The quest to end domestic violence and sexual assault is inextricably linked with the quest to end racism, homophobia, transphobia, misogyny, xenophobia, religious bigotry toward Jewish and Muslim communities, and other forms of oppression toward marginalized communities, including immigrant and Native American communities. It also requires acknowledging and addressing the historical trauma experienced by these communities, as well as the detrimental impact and trauma caused by current experiences of racism and other forms of oppression. Finally, it requires both state and federal governments to thoroughly examine their role in the oppression of these marginalized communities, and to commit to meaningful and enduring reforms.

Moreover, as a society we must recognize that to support Confederate statues as memorials in important shared public spaces is to literally choose to “put on a pedestal” those who decided to go to war against the United States in their efforts to maintain the right to subjugate, abuse and enslave Black communities for their own gain and to benefit the economic foundation upon which this country was built.
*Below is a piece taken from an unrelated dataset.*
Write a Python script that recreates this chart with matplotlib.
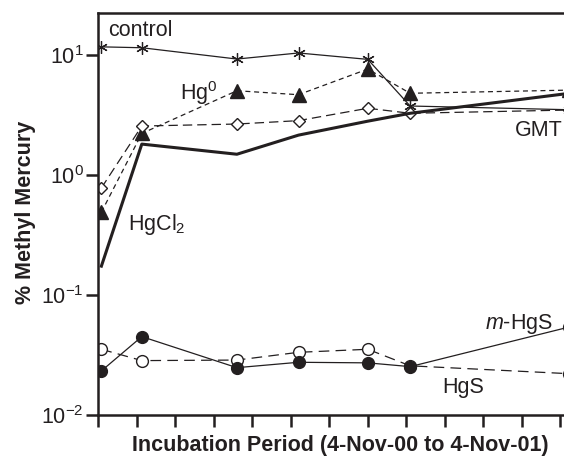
import matplotlib
matplotlib.use("Agg")
import matplotlib.pyplot as plt
import numpy as np

plt.rcParams['font.family'] = ['Liberation Sans', 'DejaVu Sans']
plt.rcParams['mathtext.fontset'] = 'custom'
plt.rcParams['mathtext.rm'] = 'Liberation Sans'
plt.rcParams['mathtext.it'] = 'Liberation Sans:italic'
plt.rcParams['mathtext.bf'] = 'Liberation Sans:bold'

# sampling times, months after 4-Nov-00
months = [0.08, 1.13, 3.6, 5.2, 7.0, 8.1, 12.22]

control = [11.7, 11.5, 9.26, 10.4, 9.2, 3.76, 3.5]
hg0 = [0.49, 2.22, 5.04, 4.67, 7.64, 4.8, 5.1]
gmt = [0.78, 2.56, 2.66, 2.84, 3.6, 3.27, 3.48]
hgcl2 = [0.174, 1.81, 1.49, 2.15, 2.81, 3.27, 4.79]
m_hgs = [0.0233, 0.045, 0.0248, 0.0275, 0.0272, 0.0253, 0.054]
hgs = [0.0353, 0.0284, 0.0287, 0.0333, 0.0353, 0.0257, 0.0221]

ink = '#231f20'

fig = plt.figure(figsize=(5.64, 4.61), dpi=100)
# axes runs past the right edge of the figure (the original is cropped)
ax = fig.add_axes([98.3 / 564, 46 / 461, 500.5 / 564, 402 / 461])
ax.set_yscale('log')
ax.set_xlim(0, 13)
ax.set_ylim(0.01, 22.4)

ax.plot(months, control, color=ink, lw=0.9, marker=(6, 2, 0), ms=9,
        mew=0.9, mec=ink)
ax.plot(months, hg0, color=ink, lw=0.9, ls=(0, (4, 3)), marker='^', ms=9.5,
        mfc=ink, mec=ink)
ax.plot(months, gmt, color=ink, lw=0.9, ls=(0, (7.5, 4)), marker='D', ms=6.5,
        mfc='white', mec=ink, mew=1.0)
ax.plot(months, hgcl2, color=ink, lw=2.2)
ax.plot(months, hgs, color=ink, lw=0.9, ls=(0, (8.5, 5)), marker='o', ms=8.5,
        mfc='white', mec=ink, mew=1.0)
ax.plot(months, m_hgs, color=ink, lw=0.9, marker='o', ms=8.5,
        mfc=ink, mec=ink)

# curve labels
lab = dict(fontsize=15.5, color=ink, va='baseline', ha='left')
ax.text(0.25, 14.4, 'control', **lab)
ax.text(2.12, 4.22, r'Hg$^0$', **lab)
ax.text(0.77, 0.348, r'HgCl$_2$', **lab)
ax.text(10.82, 2.11, 'GMT', **lab)
ax.text(10.04, 0.0521, r'$m$-HgS', **lab)
ax.text(8.93, 0.01534, 'HgS', **lab)

# axes styling
for side in ['left', 'bottom', 'top', 'right']:
    ax.spines[side].set_linewidth(1.8)
    ax.spines[side].set_color(ink)

ax.set_xticks(np.arange(0, 13))
ax.set_xticklabels([])
ax.set_yticks([0.01, 0.1, 1, 10])
ax.set_yticklabels([r'10$^{-2}$', r'10$^{-1}$', r'10$^{0}$', r'10$^{1}$'])
ax.yaxis.set_minor_locator(matplotlib.ticker.NullLocator())
ax.tick_params(axis='both', which='major', direction='out', length=8.5,
               width=1.8, color=ink, labelsize=15.5, labelcolor=ink, pad=2)

fig.text(340 / 564, 1 - 445 / 461, 'Incubation Period (4-Nov-00 to 4-Nov-01)',
         fontsize=15.5, fontweight='bold', color=ink, ha='center', va='center')
fig.text(26 / 564, 1 - 212 / 461, '% Methyl Mercury', fontsize=15.5,
         fontweight='bold', color=ink, ha='center', va='center', rotation=90)

fig.savefig('out.png', dpi=100)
As a society, it is time to acknowledge that those are not the individuals we need to continue to glorify, especially if we want to move our nation towards its aspirational goals of equality and justice. We are not saying that this history should be erased or ignored, quite the contrary—it is through continuing to learn the lessons from history that we can support the values and the principles that we must build on.

Inevitably, ending racism and other forms of dominance and oppression toward marginalized communities will come when everyone, particularly those in dominant groups, commit to doing the hard work of addressing implicit and explicit bias at the individual and organizational level, as well as commit to dismantling systemic racism and oppression at the local, state, and national level.

We acknowledge that the movement to end domestic and sexual violence has much more work to do to live up to these ideals.  We call on all people involved in the movement to actively engage in anti-racism efforts, to show up and have the difficult and necessary conversations, to acknowledge the historical trauma and present-day impact of white supremacy and other forms of bigotry, and to unify in our efforts to end all forms of abuse and oppression.  In so doing, we stand together with other activists and organizations to continue to work passionately for gender, racial, economic, and social justice for ALL.

It is the obligation of every person who wishes to live in a free, pluralistic, and civil society to condemn neo-Nazis’ reprehensible speech and actions. More than this, we must engage our neighbors, families, friends, political representatives, and community members in dialogue about how we as a society can:

  • Build healthy, safe, and respectful relationships across differences in our families and communities and interrupt racism and oppression as active bystanders in our daily lives;
  • Acknowledge the United States’ devastating history of oppression, which has accrued significant economic benefits for some off of the labor and pain of others, while also striving to fulfill the aspirations of our nation to extend equal rights to each person, uphold human rights, and make peaceful democracy vital and real;
  • Continue working for equity and economic and social justice so that all people have access to what they need, not only to survive but to thrive in their lives;
  • Create spaces in which people of varied religions, races, ethnicities, gender identities, sexual orientations, ages, and abilities, can come together in our common humanity and strive together for the common good and universal human dignity; and
  • Find additional ways to stand up for civil and human rights, such as utilizing these action steps from The Leadership Conference.